Concernant nos délinquants ( = personne ayant commis unn délit ;-) ), mon cœur balance, je sais que quand on est pris par la nuit, avec le poids la fatigue et de la journée augmenté du stress dû à l'environnement, on peut avoir des propos exagérés. Ainsi, dans le langage commun "avoir les doigts gelés" ne signifie pas qu'on fait le remake de Stephane Benoist à l'Annapurna. Malheureusement pour eux, l'infraction, "fausse divulgation de renseignement afin d'engager des secours", est retenue, cataloguée délit (= possible garde à vue), elle est répréhensible de 2 ans d’emprisonnement assortit de 30 000 euros d'amende. Le juge du tribunal de Bonneville tranchera à la mi-juin.
J'ai toujours détesté les sanctions, mais arrive un moment où il faut savoir taper du poing sur la table et dire : "STOP les gars, arrêtez, vous faites de la merde, c'est votre propre intégrité que vous mettez en péril". Il n'en faut pas plus pour que certains se mettent en tête que les secouristes vont se cacher derrière cette excuse pour ne plus effectuer leurs missions Croire que l'on a peur de partir en secours reviendrait à dire qu'un skieur de descente ne veut plus se présenter au portillon d'une grande course. Il serait faux de penser que parce que c'est notre métier, on ne connait ni doute ni angoisse car du fait du lieux, couloir du Gouter (chutes de pierres) ou glacier, l'issue d'un secours n'est jamais certaine. Alors si on rajoute des conditions délicates ( "haute altitude", nuit , vent, nébulosité...), c'est comme servir une tequila frappée à Guillermo Fayed avant qu'il ne prenne le départ de la Streif.

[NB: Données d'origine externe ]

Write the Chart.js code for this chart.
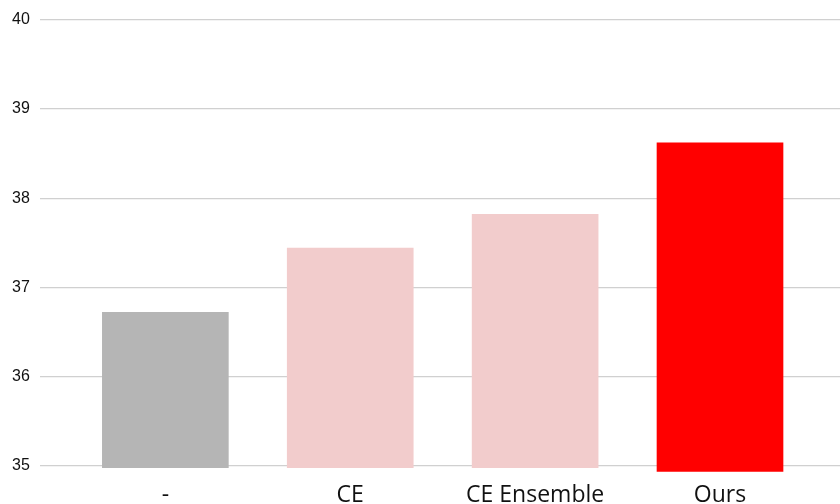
<!DOCTYPE html>
<html>
<head>
<meta charset="utf-8">
<script src="https://cdn.jsdelivr.net/npm/chart.js@4.4.1/dist/chart.umd.min.js"></script>
<style>
  html, body { margin: 0; padding: 0; background: #fff; }
  #wrap { width: 840px; height: 504px; }
</style>
</head>
<body>
<div id="wrap"><canvas id="chart"></canvas></div>
<script>
// values
const categories = ["-", "CE", "CE Ensemble", "Ours"];
const scores = [36.72, 37.44, 37.82, 38.62];
const bases = [34.98, 34.98, 34.98, 34.94]; // bars start a hair under the 35 line
const barColors = ["#b5b5b5", "#f2cccc", "#f2cccc", "#ff0000"];
const yTicks = [35, 36, 37, 38, 39, 40];

const ctx = document.getElementById("chart").getContext("2d");

new Chart(ctx, {
  type: "bar",
  data: {
    datasets: [
      {
        data: categories.map((c, i) => ({ x: i, y: [bases[i], scores[i]] })),
        backgroundColor: barColors,
        borderWidth: 0,
        barThickness: 126,
        clip: false,
      },
    ],
  },
  options: {
    responsive: true,
    maintainAspectRatio: false,
    animation: false,
    devicePixelRatio: 1,
    layout: { padding: { left: 12, top: 18, right: 0, bottom: 0 } },
    plugins: {
      legend: { display: false },
      tooltip: { enabled: false },
    },
    scales: {
      x: {
        type: "linear",
        offset: false,
        min: -0.678,
        max: 3.649,
        grid: { display: false, drawTicks: false },
        border: { display: false },
        afterBuildTicks: (s) => {
          s.ticks = categories.map((c, i) => ({ value: i }));
        },
        afterFit: (s) => { s.height = 38; },
        ticks: {
          padding: 16,
          color: "#111",
          font: { family: "'Open Sans'", size: 23 },
          callback: (v) => categories[v],
        },
      },
      y: {
        min: 35,
        max: 40,
        afterFit: (s) => { s.width = 28; },
        afterBuildTicks: (s) => {
          s.ticks = yTicks.map((v) => ({ value: v }));
        },
        grid: { color: "#d0d0d0", lineWidth: 1.3, drawTicks: false },
        border: { display: false },
        ticks: {
          crossAlign: "far",
          padding: 10,
          color: "#111",
          font: { family: "'Liberation Sans'", size: 16 },
        },
      },
    },
  },
});
</script>
</body>
</html>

Trop récemment, nous recevons un appel suite à la chute d'un alpiniste. Départ rapide en hélico avec un autre secouriste et le médecin urgentiste. Le foehn forci en s'approchant. Pour faciliter ses manœuvres, le pilote s’allège d'une personne. L'approche continue, la victime est repérée mais les instabilités dues aux rafales oblige le pilote a s'alléger encore, le médecin et un maximum d'affaire sont sortis du cargo. Le lieu de l'accident est un glacier, aussi je présente au pilote, ce que j'estime être une zone "à peu prés sûre" pour évoluer sans assurance. Le dialogue pilote/secouriste est bref, l'analyse des 2 parties doit être précise car une fois la manip lancée, le retour en arrière sera compliqué. Comme souvent la maîtrise exceptionnelle de l'équipage permet la dépose avec une facilité déconcertante...en apparence uniquement ! Pendant que l'approche se termine, le mécano entame ma descente. Le point de dépose convenue est situé derrière une crête, l'aérologie est extrêmement turbulente. Le vent change sans arrêt de direction, le pilote lutte un long moment pour trouver le placement idéal. Il lui faudra pas moins de 4 présentations pour réussir la dépose. Durant ces instants incertains, chacun rogne ses marges pour mener à bien la mission, aussi le bilan est cruel quand l'annonce tombe : "victime décédée".